**AIM:** Gather each line in the entries that includes the string "this".

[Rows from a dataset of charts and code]
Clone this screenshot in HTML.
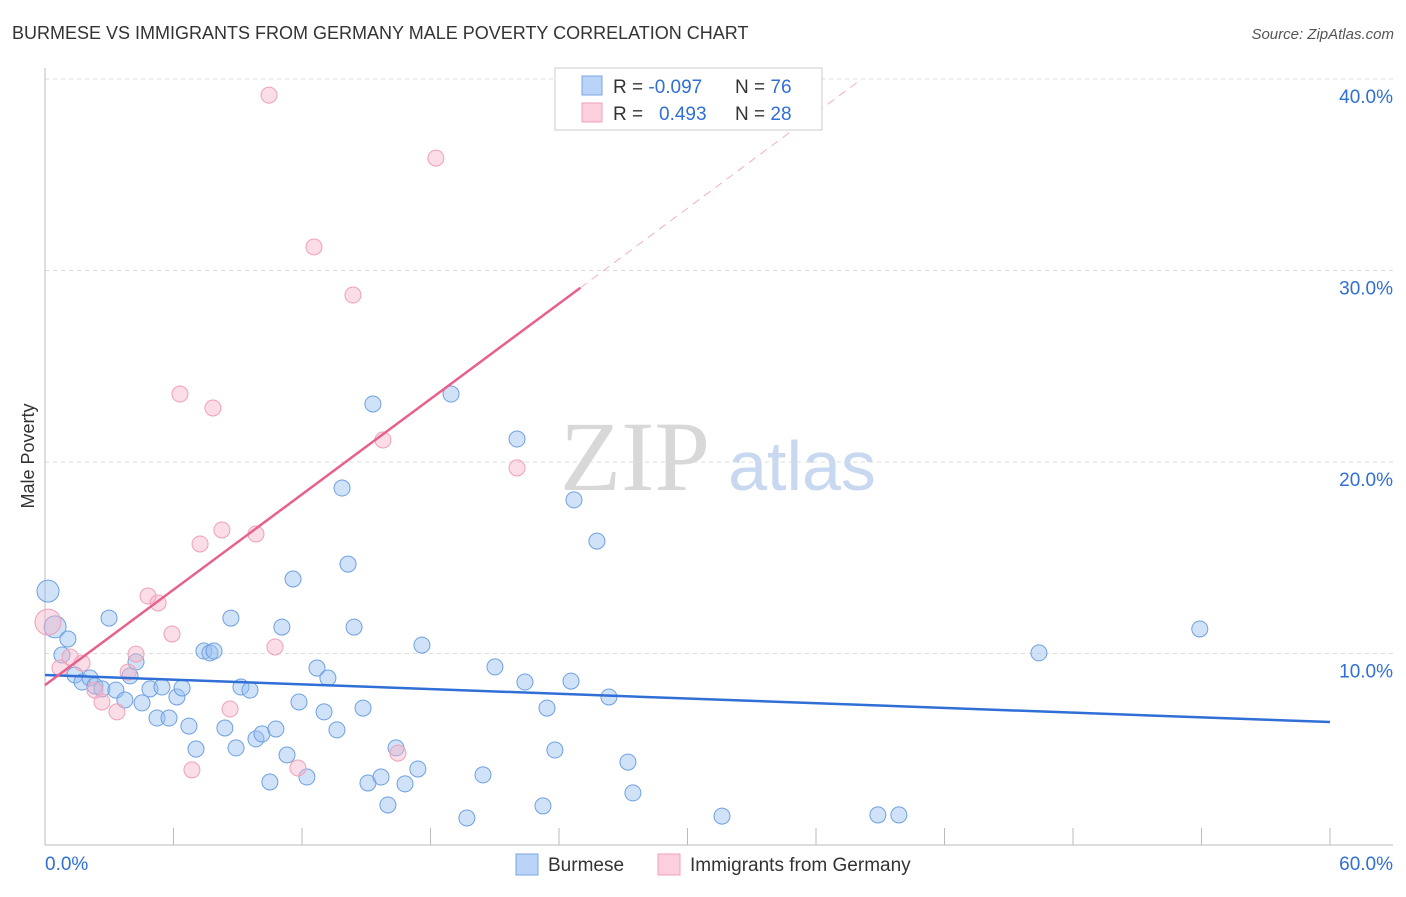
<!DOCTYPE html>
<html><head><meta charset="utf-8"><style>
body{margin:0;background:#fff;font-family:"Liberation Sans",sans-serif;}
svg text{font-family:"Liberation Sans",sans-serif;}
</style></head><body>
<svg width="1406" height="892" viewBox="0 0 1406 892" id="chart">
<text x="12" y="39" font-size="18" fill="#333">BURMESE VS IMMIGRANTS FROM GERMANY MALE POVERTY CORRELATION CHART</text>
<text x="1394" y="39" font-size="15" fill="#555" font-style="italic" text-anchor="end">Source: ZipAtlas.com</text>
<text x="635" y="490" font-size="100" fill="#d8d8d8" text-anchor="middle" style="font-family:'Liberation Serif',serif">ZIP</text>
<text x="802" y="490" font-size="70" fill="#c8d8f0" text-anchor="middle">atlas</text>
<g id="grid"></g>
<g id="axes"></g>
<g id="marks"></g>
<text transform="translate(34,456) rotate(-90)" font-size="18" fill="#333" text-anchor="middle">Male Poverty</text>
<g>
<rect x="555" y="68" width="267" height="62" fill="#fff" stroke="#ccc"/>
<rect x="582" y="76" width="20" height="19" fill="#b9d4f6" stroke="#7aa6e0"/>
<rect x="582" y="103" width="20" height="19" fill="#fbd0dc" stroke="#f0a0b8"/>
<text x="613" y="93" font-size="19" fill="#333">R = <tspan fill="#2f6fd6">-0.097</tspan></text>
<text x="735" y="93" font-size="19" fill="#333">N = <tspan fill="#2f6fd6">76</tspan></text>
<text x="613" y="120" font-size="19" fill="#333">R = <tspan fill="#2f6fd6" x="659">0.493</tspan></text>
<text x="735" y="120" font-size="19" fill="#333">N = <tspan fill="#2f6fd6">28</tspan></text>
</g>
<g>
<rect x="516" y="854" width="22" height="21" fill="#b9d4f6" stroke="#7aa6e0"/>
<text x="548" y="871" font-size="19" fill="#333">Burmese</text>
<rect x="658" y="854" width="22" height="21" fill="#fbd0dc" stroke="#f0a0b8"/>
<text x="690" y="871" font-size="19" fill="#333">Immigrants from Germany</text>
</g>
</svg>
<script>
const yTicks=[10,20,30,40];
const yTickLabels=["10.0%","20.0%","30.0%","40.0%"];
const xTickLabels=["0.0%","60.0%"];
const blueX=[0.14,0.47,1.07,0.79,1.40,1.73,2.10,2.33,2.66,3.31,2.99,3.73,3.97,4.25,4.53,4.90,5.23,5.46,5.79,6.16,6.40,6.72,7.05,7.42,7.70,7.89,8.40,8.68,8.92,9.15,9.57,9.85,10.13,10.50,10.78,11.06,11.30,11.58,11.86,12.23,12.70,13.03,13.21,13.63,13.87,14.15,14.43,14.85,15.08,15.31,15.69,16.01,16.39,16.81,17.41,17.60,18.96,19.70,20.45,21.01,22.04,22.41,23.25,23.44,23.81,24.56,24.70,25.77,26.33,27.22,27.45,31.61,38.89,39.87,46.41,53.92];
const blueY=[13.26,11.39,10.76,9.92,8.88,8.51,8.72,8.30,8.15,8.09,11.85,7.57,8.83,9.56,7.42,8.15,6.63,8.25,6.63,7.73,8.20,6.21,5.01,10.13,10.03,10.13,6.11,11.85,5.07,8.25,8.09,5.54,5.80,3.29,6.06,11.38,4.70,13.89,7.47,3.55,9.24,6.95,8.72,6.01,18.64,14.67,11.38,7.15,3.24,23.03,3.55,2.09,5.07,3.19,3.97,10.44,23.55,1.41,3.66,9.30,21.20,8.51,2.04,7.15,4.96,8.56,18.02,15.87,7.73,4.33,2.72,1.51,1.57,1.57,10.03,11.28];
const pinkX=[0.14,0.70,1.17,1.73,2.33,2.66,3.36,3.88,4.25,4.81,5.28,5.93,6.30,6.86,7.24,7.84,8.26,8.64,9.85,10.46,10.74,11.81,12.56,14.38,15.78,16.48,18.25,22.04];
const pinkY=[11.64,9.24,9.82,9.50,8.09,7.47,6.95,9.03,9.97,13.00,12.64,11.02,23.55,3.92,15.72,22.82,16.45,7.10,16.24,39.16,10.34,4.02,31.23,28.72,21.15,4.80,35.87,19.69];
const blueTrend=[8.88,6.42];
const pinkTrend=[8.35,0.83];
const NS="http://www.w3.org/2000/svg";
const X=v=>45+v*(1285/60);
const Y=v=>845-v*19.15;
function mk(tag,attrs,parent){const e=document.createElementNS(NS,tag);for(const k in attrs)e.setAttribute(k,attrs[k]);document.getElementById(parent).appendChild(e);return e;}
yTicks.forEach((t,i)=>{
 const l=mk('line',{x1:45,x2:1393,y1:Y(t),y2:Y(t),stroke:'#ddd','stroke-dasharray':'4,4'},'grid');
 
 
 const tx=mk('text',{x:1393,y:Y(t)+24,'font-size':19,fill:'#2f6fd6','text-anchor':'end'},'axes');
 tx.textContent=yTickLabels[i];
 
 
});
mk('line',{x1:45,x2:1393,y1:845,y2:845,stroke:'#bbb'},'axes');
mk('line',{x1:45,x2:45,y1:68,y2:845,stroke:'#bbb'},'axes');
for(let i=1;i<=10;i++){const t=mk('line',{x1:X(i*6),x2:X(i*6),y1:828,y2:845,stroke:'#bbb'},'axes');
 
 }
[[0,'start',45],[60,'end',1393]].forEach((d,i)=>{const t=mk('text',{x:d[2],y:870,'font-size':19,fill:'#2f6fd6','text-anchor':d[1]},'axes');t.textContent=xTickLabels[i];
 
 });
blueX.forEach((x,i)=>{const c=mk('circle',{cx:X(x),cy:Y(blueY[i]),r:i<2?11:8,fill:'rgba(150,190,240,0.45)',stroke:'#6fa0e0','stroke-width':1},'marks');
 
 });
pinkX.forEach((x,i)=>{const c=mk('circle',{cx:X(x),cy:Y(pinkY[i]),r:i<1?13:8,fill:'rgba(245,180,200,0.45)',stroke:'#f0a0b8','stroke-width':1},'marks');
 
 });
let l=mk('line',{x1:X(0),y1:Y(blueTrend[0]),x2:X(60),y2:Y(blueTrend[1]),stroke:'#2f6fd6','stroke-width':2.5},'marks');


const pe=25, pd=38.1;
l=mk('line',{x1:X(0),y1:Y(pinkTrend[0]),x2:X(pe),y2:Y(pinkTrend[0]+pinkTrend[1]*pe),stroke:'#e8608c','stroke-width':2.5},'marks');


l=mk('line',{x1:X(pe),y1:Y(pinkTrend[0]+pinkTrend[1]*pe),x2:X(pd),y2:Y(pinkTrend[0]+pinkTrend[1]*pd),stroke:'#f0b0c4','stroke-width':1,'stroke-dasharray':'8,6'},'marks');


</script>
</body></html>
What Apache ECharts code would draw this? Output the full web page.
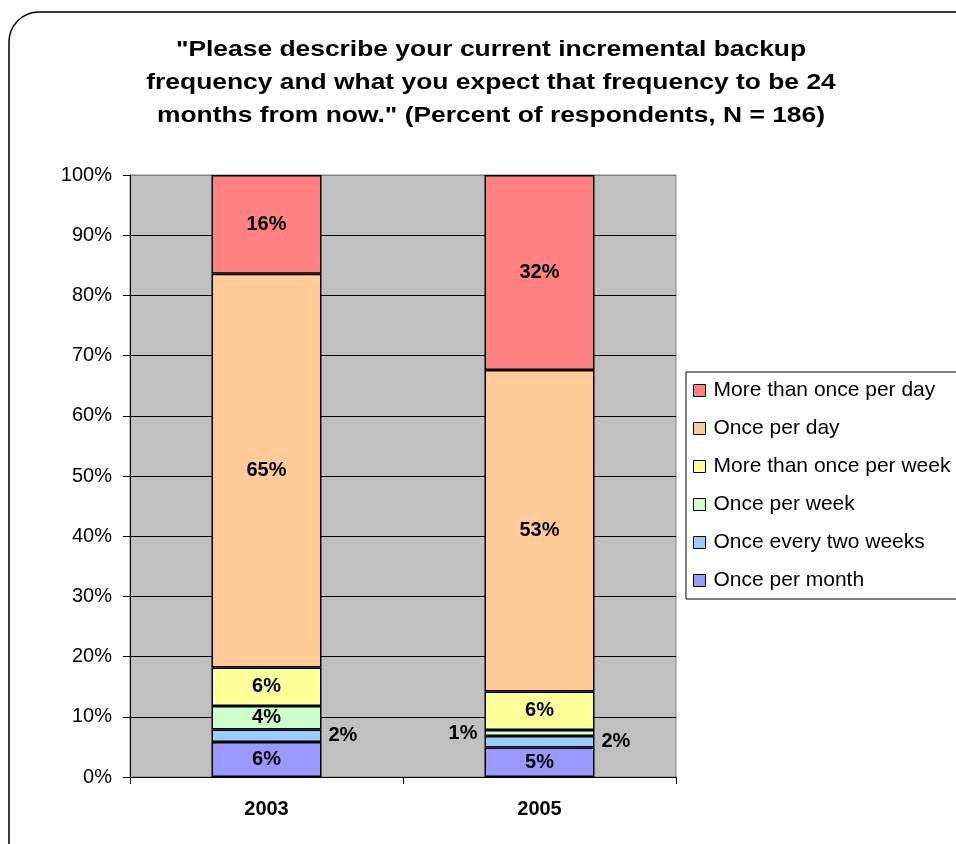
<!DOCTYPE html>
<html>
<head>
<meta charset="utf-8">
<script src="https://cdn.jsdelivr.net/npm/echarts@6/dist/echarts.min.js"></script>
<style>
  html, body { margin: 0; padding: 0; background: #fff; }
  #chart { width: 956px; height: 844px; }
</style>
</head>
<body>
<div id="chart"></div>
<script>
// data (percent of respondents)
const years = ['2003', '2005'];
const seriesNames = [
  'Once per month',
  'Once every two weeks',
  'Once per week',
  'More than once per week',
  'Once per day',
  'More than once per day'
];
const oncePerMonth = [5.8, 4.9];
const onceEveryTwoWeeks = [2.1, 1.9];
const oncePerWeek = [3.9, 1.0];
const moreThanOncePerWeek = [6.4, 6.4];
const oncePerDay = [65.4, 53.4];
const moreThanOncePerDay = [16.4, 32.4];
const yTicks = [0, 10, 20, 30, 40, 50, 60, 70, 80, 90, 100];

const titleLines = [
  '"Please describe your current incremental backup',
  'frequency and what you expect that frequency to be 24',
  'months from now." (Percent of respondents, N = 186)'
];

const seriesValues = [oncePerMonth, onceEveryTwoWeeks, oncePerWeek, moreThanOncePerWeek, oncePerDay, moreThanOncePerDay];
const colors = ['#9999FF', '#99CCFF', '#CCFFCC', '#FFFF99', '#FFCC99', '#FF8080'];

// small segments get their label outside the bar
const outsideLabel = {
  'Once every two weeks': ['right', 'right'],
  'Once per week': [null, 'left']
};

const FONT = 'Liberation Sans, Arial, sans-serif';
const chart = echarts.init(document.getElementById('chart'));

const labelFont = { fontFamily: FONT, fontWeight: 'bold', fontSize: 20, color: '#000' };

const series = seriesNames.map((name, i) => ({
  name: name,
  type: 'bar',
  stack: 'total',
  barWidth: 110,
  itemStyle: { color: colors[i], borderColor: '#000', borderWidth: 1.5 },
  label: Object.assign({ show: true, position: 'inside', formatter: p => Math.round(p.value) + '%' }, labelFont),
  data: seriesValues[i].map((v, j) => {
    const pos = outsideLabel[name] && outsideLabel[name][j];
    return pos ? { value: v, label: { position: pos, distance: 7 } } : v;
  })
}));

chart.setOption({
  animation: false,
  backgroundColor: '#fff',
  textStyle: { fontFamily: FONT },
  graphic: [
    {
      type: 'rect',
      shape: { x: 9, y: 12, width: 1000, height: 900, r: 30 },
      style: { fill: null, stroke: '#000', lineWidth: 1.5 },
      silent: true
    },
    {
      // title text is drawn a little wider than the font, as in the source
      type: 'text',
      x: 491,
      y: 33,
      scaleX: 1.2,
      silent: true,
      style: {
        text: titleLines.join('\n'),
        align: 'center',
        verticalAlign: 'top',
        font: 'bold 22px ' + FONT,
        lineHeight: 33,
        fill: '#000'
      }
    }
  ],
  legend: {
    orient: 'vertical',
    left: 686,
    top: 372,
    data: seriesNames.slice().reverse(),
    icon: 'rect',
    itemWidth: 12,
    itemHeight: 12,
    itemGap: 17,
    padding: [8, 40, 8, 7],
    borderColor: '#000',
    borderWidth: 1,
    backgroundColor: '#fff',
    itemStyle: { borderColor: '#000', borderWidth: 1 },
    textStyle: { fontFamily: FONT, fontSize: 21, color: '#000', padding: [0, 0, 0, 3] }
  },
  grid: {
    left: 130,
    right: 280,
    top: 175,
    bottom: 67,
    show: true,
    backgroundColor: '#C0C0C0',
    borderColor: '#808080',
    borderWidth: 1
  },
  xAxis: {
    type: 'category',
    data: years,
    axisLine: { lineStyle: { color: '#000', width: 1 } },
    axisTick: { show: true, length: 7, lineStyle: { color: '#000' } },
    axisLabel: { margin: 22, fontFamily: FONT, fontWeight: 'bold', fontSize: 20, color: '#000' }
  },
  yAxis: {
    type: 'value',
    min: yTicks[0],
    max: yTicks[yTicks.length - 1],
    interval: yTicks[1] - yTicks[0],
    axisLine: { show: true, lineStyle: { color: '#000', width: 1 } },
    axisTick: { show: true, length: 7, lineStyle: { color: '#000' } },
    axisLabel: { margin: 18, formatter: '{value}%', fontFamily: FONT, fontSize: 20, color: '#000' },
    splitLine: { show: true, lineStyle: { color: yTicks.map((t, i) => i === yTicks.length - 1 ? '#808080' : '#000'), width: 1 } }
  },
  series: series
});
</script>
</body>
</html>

**PROBLEM SOLUTION:**
Clone this screenshot in HTML.
What Apache ECharts code would draw this? Output the full web page.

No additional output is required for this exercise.